> [What to do]:
Each line of the listing must be transcribed exactly, except for the images, which should be excluded.

> [Available data]:

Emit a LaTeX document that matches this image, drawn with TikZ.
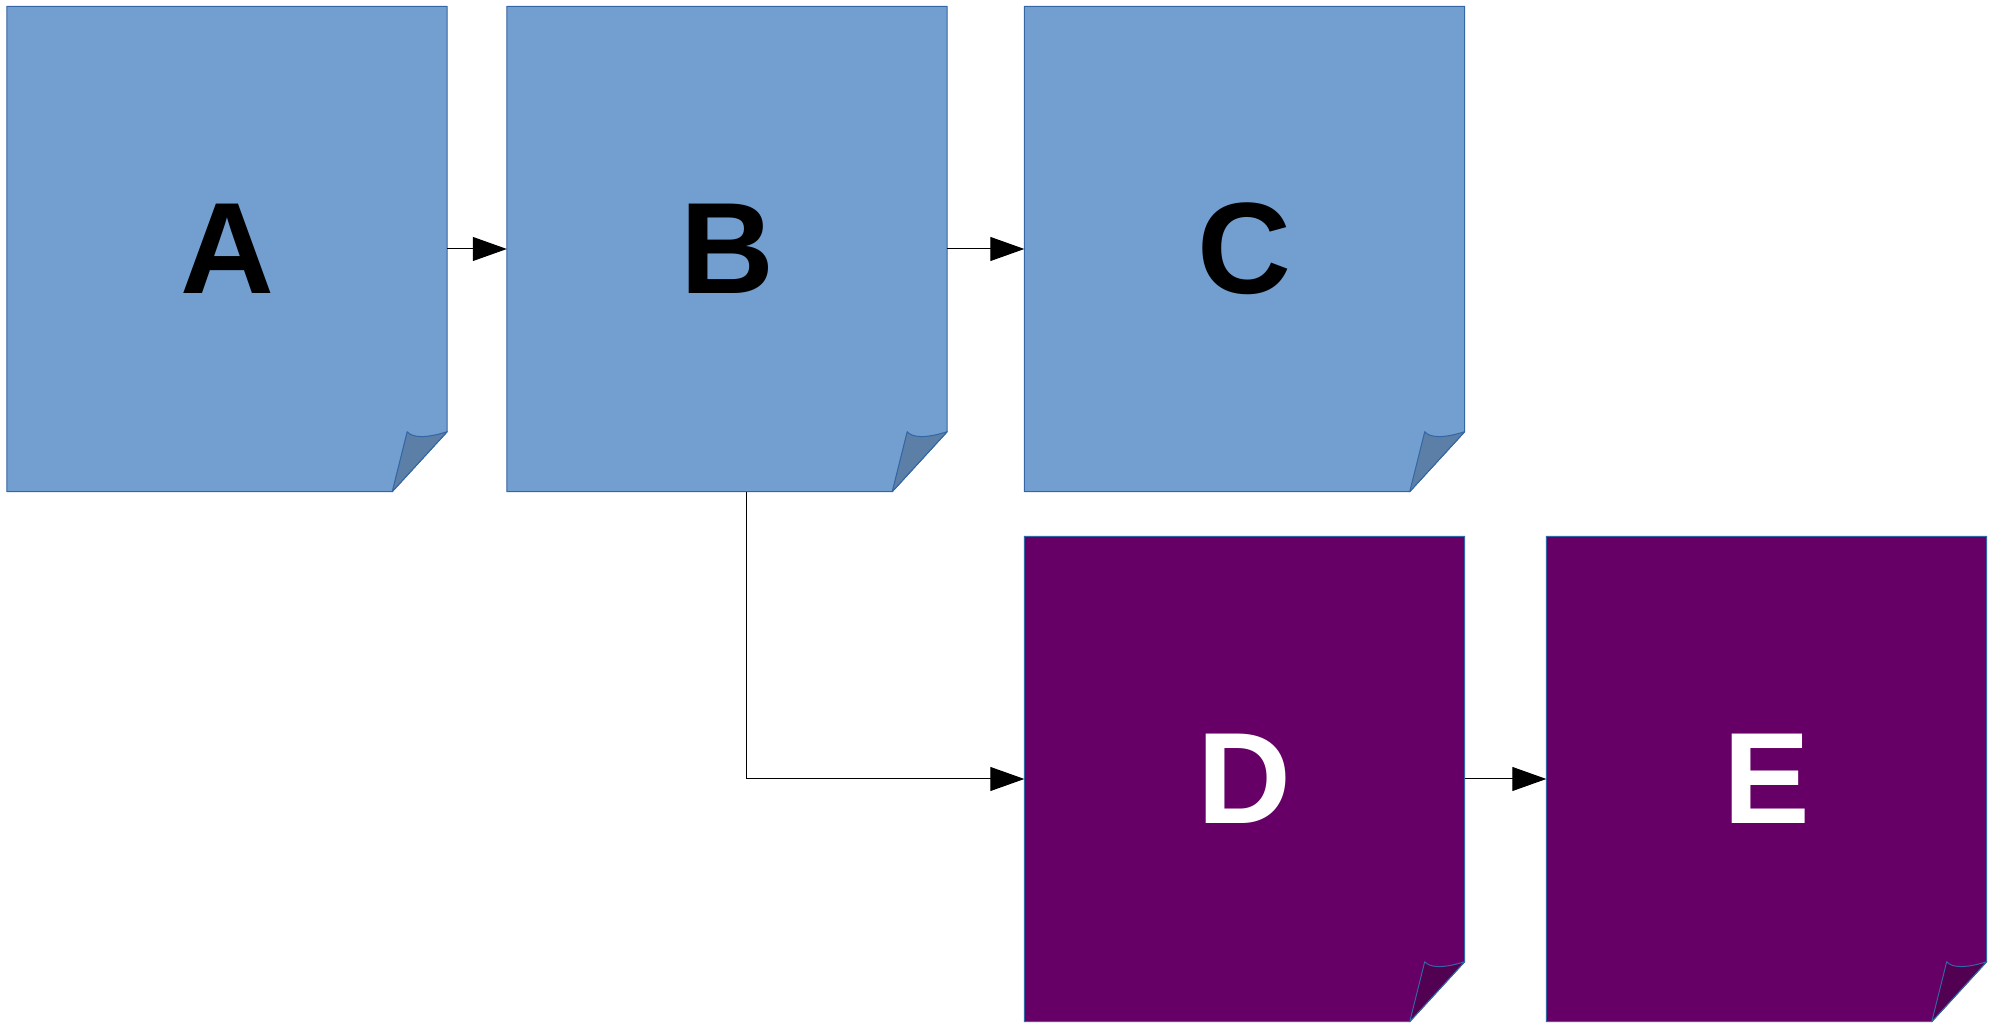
\documentclass[tikz,border=0pt]{standalone}
\usepackage{xcolor}
\usepackage{fontspec}
\setmainfont{Liberation Sans}
\usepackage{tikz}
\usetikzlibrary{calc}
\usetikzlibrary{arrows.meta}

\definecolor{skyblue}{HTML}{729FCF}
\definecolor{skyfold}{HTML}{5B7FA6}
\definecolor{plum}{HTML}{660066}
\definecolor{plumfold}{HTML}{520052}
\definecolor{edgeblue}{HTML}{3465A4}

\tikzstyle{every node}=[font=\fontsize{130}{130}\selectfont\bfseries]
\tikzstyle{page}=[minimum width=440pt, minimum height=485pt, inner sep=0pt, draw=none]
\tikzstyle{rim}=[draw=edgeblue, line width=1pt, line join=round]
\tikzstyle{link}=[line width=1pt, -{Triangle[length=34pt,width=24pt]}]

% #1 name, #2 position, #3 letter, #4 fill, #5 fold, #6 text colour
\newcommand{\docpage}[6]{
    \node[page, text=#6] (#1) at #2 {#3};
    \draw[rim, fill=#4] (#1.north west) -- (#1.north east) -- ($(#1.south east)+(0,60)$)
        -- ($(#1.south east)+(-55,0)$) -- (#1.south west) -- cycle;
    \draw[rim, fill=#5] ($(#1.south east)+(-40,60)$)
        .. controls ($(#1.south east)+(-35,54)$) and ($(#1.south east)+(-22,53)$) .. ($(#1.south east)+(0,60)$)
        -- ($(#1.south east)+(-55,0)$) -- cycle;
    \node[page, text=#6] at #2 {#3};
}

\begin{document}
\begin{tikzpicture}[x=1pt, y=1pt]
            \useasboundingbox (0,0) rectangle (2001,1022);

            \docpage{A}{(227,773)}{A}{skyblue}{skyfold}{black}
            \docpage{B}{(727,773)}{B}{skyblue}{skyfold}{black}
            \docpage{C}{(1244.5,773)}{C}{skyblue}{skyfold}{black}
            \docpage{D}{(1244.5,243)}{D}{plum}{plumfold}{white}
            \docpage{E}{(1766.5,243)}{E}{plum}{plumfold}{white}

            \draw [link] (A.east) -- (B.west);
            \draw [link] (B.east) -- (C.west);
            \draw [link] ($(B.south)+(19,0)$) |- (D.west);
            \draw [link] (D.east) -- (E.west);
        \end{tikzpicture}
\end{document}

> [Response]:
Emit a LaTeX document that matches this image, drawn with TikZ.
\documentclass[tikz,border=0pt]{standalone}
\usepackage{xcolor}
\usepackage{fontspec}
\setmainfont{Liberation Sans}
\usepackage{tikz}
\usetikzlibrary{calc}
\usetikzlibrary{arrows.meta}

\definecolor{skyblue}{HTML}{729FCF}
\definecolor{skyfold}{HTML}{5B7FA6}
\definecolor{plum}{HTML}{660066}
\definecolor{plumfold}{HTML}{520052}
\definecolor{edgeblue}{HTML}{3465A4}

\tikzstyle{every node}=[font=\fontsize{130}{130}\selectfont\bfseries]
\tikzstyle{page}=[minimum width=440pt, minimum height=485pt, inner sep=0pt, draw=none]
\tikzstyle{rim}=[draw=edgeblue, line width=1pt, line join=round]
\tikzstyle{link}=[line width=1pt, -{Triangle[length=34pt,width=24pt]}]

% #1 name, #2 position, #3 letter, #4 fill, #5 fold, #6 text colour
\newcommand{\docpage}[6]{
    \node[page, text=#6] (#1) at #2 {#3};
    \draw[rim, fill=#4] (#1.north west) -- (#1.north east) -- ($(#1.south east)+(0,60)$)
        -- ($(#1.south east)+(-55,0)$) -- (#1.south west) -- cycle;
    \draw[rim, fill=#5] ($(#1.south east)+(-40,60)$)
        .. controls ($(#1.south east)+(-35,54)$) and ($(#1.south east)+(-22,53)$) .. ($(#1.south east)+(0,60)$)
        -- ($(#1.south east)+(-55,0)$) -- cycle;
    \node[page, text=#6] at #2 {#3};
}

\begin{document}
\begin{tikzpicture}[x=1pt, y=1pt]
            \useasboundingbox (0,0) rectangle (2001,1022);

            \docpage{A}{(227,773)}{A}{skyblue}{skyfold}{black}
            \docpage{B}{(727,773)}{B}{skyblue}{skyfold}{black}
            \docpage{C}{(1244.5,773)}{C}{skyblue}{skyfold}{black}
            \docpage{D}{(1244.5,243)}{D}{plum}{plumfold}{white}
            \docpage{E}{(1766.5,243)}{E}{plum}{plumfold}{white}

            \draw [link] (A.east) -- (B.west);
            \draw [link] (B.east) -- (C.west);
            \draw [link] ($(B.south)+(19,0)$) |- (D.west);
            \draw [link] (D.east) -- (E.west);
        \end{tikzpicture}
\end{document}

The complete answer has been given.